The Arizona Trail was the dream of Dale Shewalter
He envisioned a cross-state trail in the 1970s, and in 1985, while he was working as a Flagstaff schoolteacher, walked from Nogales to the Utah state line to explore the feasibility of a trail traversing Arizona. Immediately thereafter, Dale began traveling around the state giving presentations on his vision of a trail connecting communities, mountains, canyons, deserts, forests, public lands, historic sites, various trail systems, wilderness areas, and other points of interest. The idea was embraced by all types of trails users throughout Arizona, and by Arizona State Parks and the Kaibab, Coronado, Coconino, and Tonto National Forests, the Bureau of Land Management, and National Parks Service.
Inventory work was needed on determining the existing trails that could be interconnected to be designated as part of the Arizona Trail, and at the same time, where new trails would be needed to traverse Arizona’s diverse landscapes. In the late 1980′s, Dale was hired by the Kaibab National Forest to be the first paid coordinator for the Arizona Trail, and all agencies began establishing segments of the Arizona Trail.

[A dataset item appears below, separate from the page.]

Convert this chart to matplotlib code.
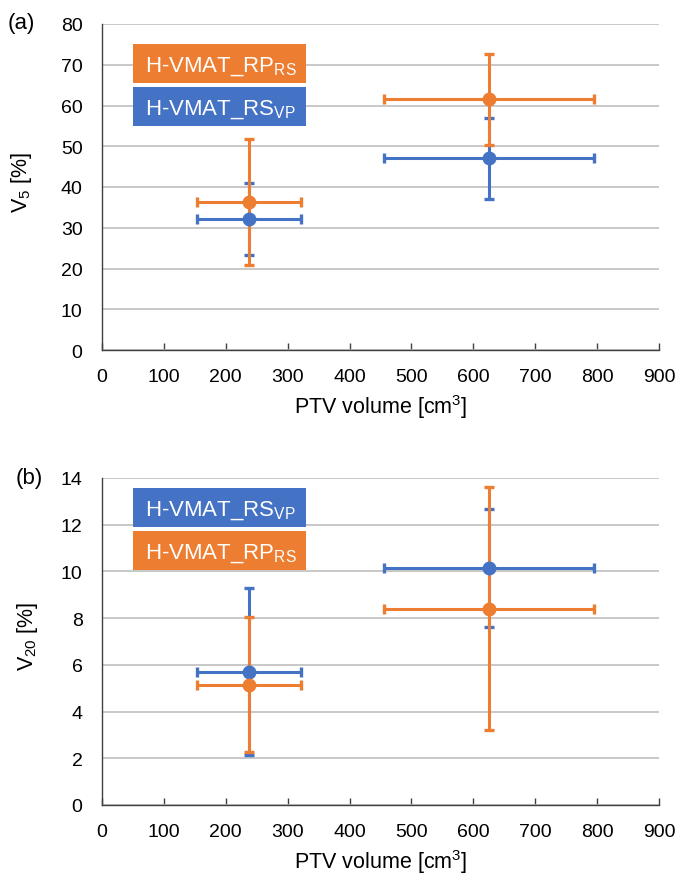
import numpy as np
import matplotlib
matplotlib.use('Agg')
import matplotlib.pyplot as plt
import matplotlib.patches as mpatches

plt.rcParams['font.family'] = ['Liberation Sans', 'DejaVu Sans']
plt.rcParams['mathtext.fontset'] = 'custom'
plt.rcParams['mathtext.rm'] = 'Liberation Sans'
plt.rcParams['mathtext.it'] = 'Liberation Sans:italic'

# data
ptv = [237, 625]
ptv_sd = [84, 170]

v5_rp = [36.3, 61.5]
v5_rp_sd = [15.4, 11.1]
v5_rs = [32.1, 47.0]
v5_rs_sd = [8.9, 10.0]

v20_rs = [5.7, 10.15]
v20_rs_sd = [3.57, 2.52]
v20_rp = [5.15, 8.4]
v20_rp_sd = [2.9, 5.2]

xticks = np.arange(0, 1000, 100)
orange = '#ED7D31'
blue = '#4472C4'

W, H = 680, 878
fig = plt.figure(figsize=(W / 100, H / 100), dpi=100)


def px(x0, y0, x1, y1):
    # pixel box (top-left origin) -> figure fraction [l, b, w, h]
    return [x0 / W, 1 - y1 / H, (x1 - x0) / W, (y1 - y0) / H]


def style(ax, ymax, ystep):
    ax.set_xlim(0, 900)
    ax.set_ylim(0, ymax)
    ax.set_xticks(xticks)
    ax.set_yticks(np.arange(0, ymax + ystep / 2, ystep))
    ax.grid(axis='y', color='#BFBFBF', lw=1.2)
    ax.set_axisbelow(True)
    for s in ['top', 'right']:
        ax.spines[s].set_visible(False)
    for s in ['left', 'bottom']:
        ax.spines[s].set_color('#404040')
        ax.spines[s].set_linewidth(1.0)
    ax.tick_params(axis='x', direction='in', length=5, width=1, color='#404040',
                   pad=13, labelsize=14)
    ax.tick_params(axis='y', length=0, pad=14, labelsize=14)
    ax.set_xlabel('PTV volume [cm$^3$]', fontsize=15.5, labelpad=5)


def series(ax, y, ysd, color):
    ax.errorbar(ptv, y, xerr=ptv_sd, yerr=ysd, fmt='o', color=color, ms=9,
                elinewidth=2.2, capsize=3.5, capthick=2.4, zorder=3)


def tag(box, color, label):
    l, b, w, h = px(*box)
    fig.patches.append(mpatches.Rectangle((l, b), w, h, transform=fig.transFigure,
                                          facecolor=color, edgecolor='none'))
    fig.text((box[0] + 12) / W, 1 - (box[3] - 12) / H, label, color='white',
             fontsize=16, va='baseline', ha='left')


lab_rp = 'H-VMAT_RP$_{\\mathrm{RS}}$'
lab_rs = 'H-VMAT_RS$_{\\mathrm{VP}}$'

# (a) V5
ax1 = fig.add_axes(px(102, 25, 659, 351))
style(ax1, 80, 10)
series(ax1, v5_rs, v5_rs_sd, blue)
series(ax1, v5_rp, v5_rp_sd, orange)
fig.text(22 / W, 1 - 182 / H, 'V$_5$ [%]', fontsize=15.5, rotation=90,
         ha='center', va='center')
fig.text(8 / W, 1 - 23 / H, '(a)', fontsize=16, va='center')
tag((133, 45, 306, 84), orange, lab_rp)
tag((133, 88, 306, 127), blue, lab_rs)

# (b) V20
ax2 = fig.add_axes(px(102, 479, 659, 806))
style(ax2, 14, 2)
series(ax2, v20_rs, v20_rs_sd, blue)
series(ax2, v20_rp, v20_rp_sd, orange)
fig.text(28 / W, 1 - 636 / H, 'V$_{20}$ [%]', fontsize=15.5, rotation=90,
         ha='center', va='center')
fig.text(16 / W, 1 - 479 / H, '(b)', fontsize=16, va='center')
tag((133, 489, 306, 528), blue, lab_rs)
tag((133, 532, 306, 571), orange, lab_rp)

fig.savefig('out.png', dpi=100)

By 1990, two needs became apparent – a formal partnership among all governmental agencies was necessary to better coordinate efforts and communication, and a non-profit organization for the trail was needed. Using monies from all four National Forests, Bureau of Land Management, National Park Service, and funding of its own, Arizona State Parks assumed the lead role and employed paid coordinators for the Arizona Trail throughout the 1990s.
In 1994, the Arizona Trail Association became an organized voice for the trail, and brought together passionate day hikers, backpackers, equestrians, mountain bicyclists, runners, trail builders, nature enthusiasts, cross-country skiers, and llama packers from throughout the state. These committed individuals (then and even more so today) provided the necessary route identification to “close the gaps” of the trail, provided the necessary volunteers for building and maintaining the trail, created maps and provided GPS coordinates, identified water sources and resupply points, and raised money and awareness for the trail.
Also in the 1990s and continuing today, various trail crews that spend extended periods of time working on the trail have contributed greatly. These include various youth corps crews, Sierra Club service trips, American Hiking Society Volunteer Vacations, scouting and college groups, Volunteers for Outdoor Arizona, REI service trips, Backcountry Horsemen of America, International Mountain Bicycling Association – Subaru Trail Care Crews, and many more. These trail crews can spend extended periods of time in the backcountry, where logistics can be challenging for the typical weekend volunteer work project.
Since 2000, some very significant milestones have been reached that originally seemed very difficult to achieve. These include: working to reestablish the trail in areas severely affected by major wildfires; traversing the challenging topography north of the Gila River; working through landowner opposition west of the San Francisco Peaks; developing outstanding maps and GPS information to better assist trail users through the remote areas along the trail. It is the above milestones that brought the Arizona Trail to its current completed state.
The Arizona Trail has become one of the premier long distance trails in the country. The diversity of people that have made this happen are as diverse as the trail itself. The Arizona Trail demonstrates what trail users and land managers can accomplish when they share a common vision.